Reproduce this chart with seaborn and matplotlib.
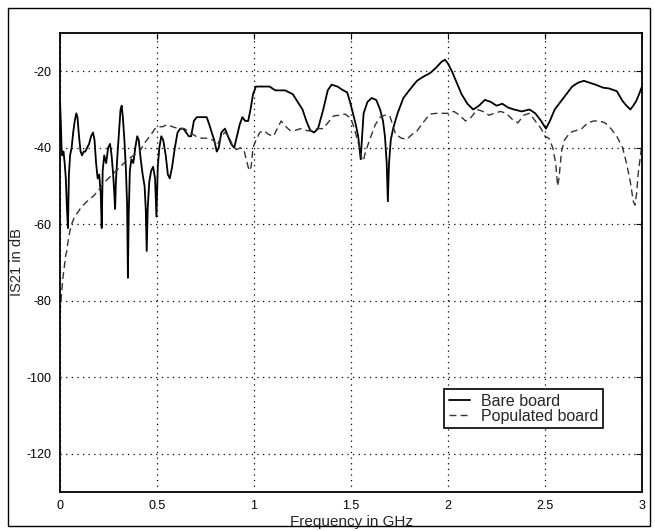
import matplotlib
matplotlib.use("Agg")
import matplotlib.pyplot as plt
import pandas as pd
import seaborn as sns
from matplotlib.patches import Rectangle

# |S21| of the bare board (solid trace), frequency in GHz
bare_freq = [
    0.000, 0.004, 0.008, 0.012, 0.018, 0.024, 0.030, 0.036, 0.041, 0.046,
    0.052, 0.060, 0.068, 0.076, 0.084, 0.090, 0.098, 0.106, 0.114, 0.122,
    0.130, 0.140, 0.150, 0.160, 0.170, 0.178, 0.186, 0.194, 0.202, 0.210,
    0.215, 0.220, 0.228, 0.238, 0.248, 0.258, 0.266, 0.274, 0.280, 0.284,
    0.288, 0.296, 0.304, 0.312, 0.318, 0.324, 0.332, 0.340, 0.346, 0.350,
    0.354, 0.360, 0.368, 0.378, 0.388, 0.398, 0.406, 0.416, 0.426, 0.436,
    0.442, 0.447, 0.452, 0.460, 0.470, 0.480, 0.490, 0.497, 0.504, 0.512,
    0.522, 0.532, 0.545, 0.556, 0.566, 0.578, 0.592, 0.606, 0.620, 0.636,
    0.650, 0.664, 0.676, 0.690, 0.705, 0.720, 0.740, 0.756, 0.770, 0.782,
    0.795, 0.808, 0.818, 0.832, 0.850, 0.866, 0.882, 0.898, 0.912, 0.926,
    0.940, 0.955, 0.970, 0.982, 0.995, 1.010, 1.030, 1.055, 1.080, 1.110,
    1.134, 1.160, 1.200, 1.225, 1.250, 1.270, 1.290, 1.310, 1.330, 1.357,
    1.380, 1.400, 1.430, 1.460, 1.480, 1.495, 1.510, 1.525, 1.537, 1.546,
    1.550, 1.556, 1.565, 1.585, 1.607, 1.630, 1.650, 1.665, 1.675, 1.684,
    1.690, 1.696, 1.705, 1.717, 1.740, 1.770, 1.800, 1.840, 1.870, 1.907,
    1.940, 1.967, 1.985, 2.000, 2.020, 2.045, 2.070, 2.100, 2.130, 2.160,
    2.190, 2.220, 2.250, 2.280, 2.310, 2.340, 2.380, 2.420, 2.450, 2.480,
    2.505, 2.525, 2.550, 2.580, 2.610, 2.640, 2.670, 2.700, 2.730, 2.760,
    2.800, 2.830, 2.870, 2.900, 2.920, 2.940, 2.955, 2.970, 2.985, 3.000,
]
bare_db = [
    -28, -33, -40, -42, -41, -44, -48, -56, -61, -47,
    -42, -40, -36, -33, -31, -32, -37, -41, -42, -41,
    -41, -40, -39, -37, -36, -38, -44, -48, -47, -52,
    -61, -46, -42, -44, -40, -39, -42, -47, -52, -56,
    -49, -42, -36, -30, -29, -32, -38, -46, -55, -74,
    -58, -46, -43, -44, -40, -37, -38, -43, -47, -50,
    -56, -67, -56, -49, -46, -45, -48, -58, -45, -40,
    -37, -38, -42, -47, -48, -45, -40, -36, -35, -35,
    -36, -37, -37, -33, -32, -32, -32, -32, -34, -36,
    -38, -41, -40, -36, -35, -37, -39, -40, -37, -34,
    -32, -33, -33, -30, -26, -24, -24, -24, -24, -25,
    -25, -25, -26, -28, -30, -33, -35.5, -36, -35, -30,
    -25, -23.5, -24, -25, -25.5, -28, -31, -34, -37, -41,
    -43, -38, -31, -28, -27, -27.5, -30, -33, -37, -44,
    -54, -44, -38, -35, -31, -27, -25, -22.5, -21.5, -20.5,
    -19, -17.5, -17, -18, -20, -23, -26, -28.5, -30, -29,
    -27.5, -28, -29, -28.5, -29.5, -30, -30.5, -30, -31, -33,
    -35, -33, -30, -28, -26, -24, -23, -22.5, -23, -23.5,
    -24.3, -24.5, -25.2, -27.8, -29, -30, -29, -27.8, -26, -24,
]

# |S21| of the populated board (dashed trace)
pop_freq = [
    0.000, 0.005, 0.010, 0.015, 0.020, 0.025, 0.030, 0.035, 0.040, 0.050,
    0.060, 0.075, 0.090, 0.110, 0.130, 0.150, 0.175, 0.200, 0.230, 0.260,
    0.290, 0.320, 0.350, 0.380, 0.410, 0.440, 0.470, 0.490, 0.510, 0.530,
    0.550, 0.580, 0.610, 0.640, 0.670, 0.700, 0.730, 0.760, 0.790, 0.810,
    0.830, 0.850, 0.870, 0.890, 0.910, 0.930, 0.950, 0.965, 0.975, 0.985,
    0.995, 1.010, 1.030, 1.050, 1.075, 1.100, 1.120, 1.140, 1.165, 1.186,
    1.210, 1.240, 1.270, 1.290, 1.320, 1.357, 1.380, 1.410, 1.440, 1.470,
    1.490, 1.504, 1.520, 1.530, 1.545, 1.556, 1.563, 1.575, 1.600, 1.625,
    1.650, 1.675, 1.700, 1.715, 1.730, 1.760, 1.787, 1.815, 1.840, 1.870,
    1.907, 1.940, 1.974, 2.000, 2.030, 2.060, 2.090, 2.120, 2.150, 2.180,
    2.210, 2.240, 2.270, 2.300, 2.330, 2.360, 2.390, 2.420, 2.450, 2.480,
    2.500, 2.520, 2.540, 2.555, 2.565, 2.572, 2.585, 2.600, 2.630, 2.660,
    2.690, 2.720, 2.750, 2.780, 2.810, 2.840, 2.870, 2.900, 2.920, 2.940,
    2.955, 2.964, 2.972, 2.982, 2.992, 3.000,
]
pop_db = [
    -83, -80, -77, -74, -72, -70, -68, -67, -65, -62,
    -60, -58, -57, -55.5, -54.5, -53.5, -52.5, -51, -49, -47.5,
    -46, -44.5, -43, -42, -41, -38.5, -36.5, -35, -34.5, -34.5,
    -34, -34.5, -35, -35, -36, -37, -37.5, -37.5, -38, -39.5,
    -37, -36, -37, -39.5, -40.5, -40, -41, -44, -46, -45,
    -40, -38, -36, -35.5, -36.5, -37, -35, -33, -34.5, -35.5,
    -35.5, -35, -35.5, -35.6, -35, -35, -33.5, -31.7, -31.5, -31.2,
    -32, -33, -35.5, -37.4, -40, -43, -43.5, -41, -37.4, -34,
    -32, -31.5, -31.7, -34, -36.5, -37.5, -37.8, -36.5, -35.6, -33.5,
    -31.2, -31, -31, -31, -30.5, -31.5, -33, -32, -30, -30.5,
    -31.5, -31, -30.5, -31, -32.5, -33.5, -31.5, -31, -33, -35,
    -37, -37.5, -40, -44, -50, -48, -41, -38, -36, -35.5,
    -35, -33.5, -33, -33, -33.5, -35, -37, -40, -44, -49,
    -54, -55, -52, -46, -42, -39,
]

x_ticks = [0, 0.5, 1, 1.5, 2, 2.5, 3]
x_tick_labels = ["0", "0.5", "1", "1.5", "2", "2.5", "3"]
y_ticks = [-120, -100, -80, -60, -40, -20]
series_names = ["Bare board", "Populated board"]

sns.set_style("white")
plt.rcParams["font.family"] = ["Liberation Sans", "DejaVu Sans"]

bare = pd.DataFrame({"freq": bare_freq, "db": bare_db})
pop = pd.DataFrame({"freq": pop_freq, "db": pop_db})

W, H = 655, 531
fig = plt.figure(figsize=(W / 100, H / 100), dpi=100)
ax = fig.add_axes([60 / W, 1 - 492 / H, (642 - 60) / W, (492 - 33) / H])

sns.lineplot(data=bare, x="freq", y="db", ax=ax, color="black", lw=1.3,
             estimator=None, sort=False, label=series_names[0])
sns.lineplot(data=pop, x="freq", y="db", ax=ax, color="#333333", lw=1.0,
             estimator=None, sort=False, label=series_names[1],
             linestyle=(0, (5, 3)))

ax.set_xlim(0, 3)
ax.set_ylim(-130, -10)
ax.set_xticks(x_ticks)
ax.set_xticklabels(x_tick_labels)
ax.set_yticks(y_ticks)
ax.set_yticklabels([str(v) for v in y_ticks])

ax.grid(True, color="black", linestyle=(0, (1, 3.5)), lw=0.9)
ax.tick_params(axis="both", which="both", direction="in", length=4,
               top=True, right=True, labelsize=9, pad=6, color="black",
               labelcolor="black")
for sp in ax.spines.values():
    sp.set_color("black")
    sp.set_linewidth(1.3)

ax.set_xlabel("Frequency in GHz", fontsize=11, labelpad=2)
ax.set_ylabel("IS21 in dB", fontsize=10.5, labelpad=2)

leg = ax.legend(loc="upper left", bbox_to_anchor=(0.66, 0.225),
                fontsize=11.5, frameon=True, fancybox=False,
                handlelength=1.3, handletextpad=0.7, labelspacing=0.0,
                borderpad=0.3, borderaxespad=0)
leg.get_frame().set_edgecolor("black")
leg.get_frame().set_linewidth(1.2)
leg.get_frame().set_alpha(1)

# Outer border around the whole figure
fig.add_artist(Rectangle((8 / W, 1 - 526 / H), (650 - 8) / W, (526 - 8) / H,
                         transform=fig.transFigure, fill=False,
                         edgecolor="black", lw=1.0))

fig.savefig("out.png", dpi=100)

** Task statement **
Begin at the first line of the material and copy each line exactly through the one containing "from matplotlib.patches import Rectangle". Omit pictures.

** Problem solution **
Reproduce this chart with seaborn and matplotlib.
import matplotlib
matplotlib.use("Agg")
import matplotlib.pyplot as plt
import pandas as pd
import seaborn as sns
from matplotlib.patches import Rectangle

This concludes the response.